No obstante, a pocos minutos de finalizada la entrevista con el ex Vicepresidente, diversos comentarios en redes sociales se dedicaron a tergiversar las afirmaciones de Lenin Moreno con el único afán de perjudicar su imagen electoral. Sorprendió que otro comunicador, Gonzalo Ortiz, convertido en candidato por una lista opositora, eche mano de una manida manipulación del video descontextualizándolo al pretender hacer aparecer al candidato de Alianza País como contrario a la dolarización. Al margen de que es una insinuación falsa, la dolarización tampoco es una panacea salvadora de los males económicos que nos aquejan. Para una clara compresión de este hecho, Lenin Moreno aseguró que, si llega a ser Presidente, seguirá apoyando la dolarización. La transcripción de lo dicho por Moreno es la siguiente: “Hemos considerado que el dólar nos ha sentado bien y que los ecuatorianos confían en él y hay que mantener la situación de la dolarización”.

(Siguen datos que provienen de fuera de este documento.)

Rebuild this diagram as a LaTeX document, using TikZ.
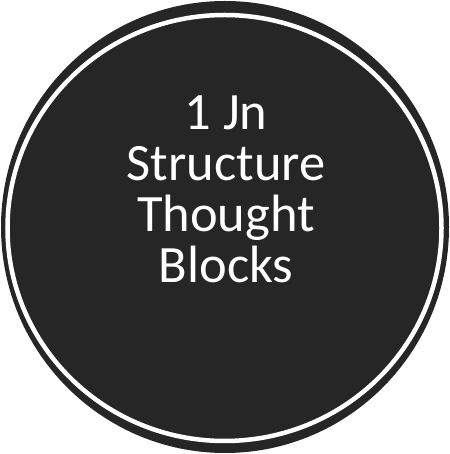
\documentclass[tikz,border=0pt]{standalone}
\usepackage{fontspec}
\setmainfont{Carlito}
\definecolor{disc}{HTML}{262626}
\begin{document}
\begin{tikzpicture}[x=1pt,y=1pt]
\useasboundingbox (0,0) rectangle (449,454);
\coordinate (O) at (225,227); \coordinate (R) at (224.5,226);
\fill[disc] (O) ellipse [x radius=224, y radius=226];
\draw[white,line width=4.5] (R) ellipse [x radius=217, y radius=213];
\node[white,align=center,inner sep=0,font=\fontsize{52.5}{51}\selectfont] (title) at (226,265) {1 Jn\\Structure\\Thought\\Blocks};
\end{tikzpicture}
\end{document}
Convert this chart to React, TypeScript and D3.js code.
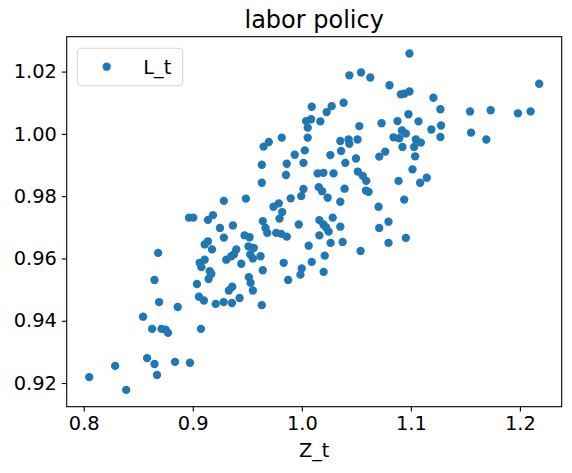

Es hora de que el periodismo retorne al sentido del que hablaba García Márquez para que, al menos, exista diversidad informativa y se contrasten las fuentes sin manipulación de las versiones vertidas. El periodismo no es un arma letal, ni un paño de lágrimas, es un servicio público a la ciudadanía que tiene derecho a la comunicación como un vehículo de inclusión y dignidad. Derecho a estar bien informada sobre los grandes temas y las grandes historias trascendentes para el país. El periodismo -como afirma García Márquez- es una pasión insaciable que sólo puede digerirse y humanizarse por su confrontación descarnada con la realidad. Nadie que no lo haya padecido puede imaginarse esa servidumbre que se alimenta de las imprevisiones de la vida. Nadie que no lo haya vivido puede concebir siquiera lo que es el pálpito sobrenatural de la noticia, el orgasmo de la primicia, la demolición moral del fracaso. Nadie que no haya nacido para eso y esté dispuesto a vivir sólo para eso, podría persistir en un oficio tan incomprensible y voraz, cuya obra se acaba después de cada noticia, como si fuera para siempre, pero que no concede un instante de paz mientras no vuelve a empezar con más ardor que nunca en el minuto siguiente.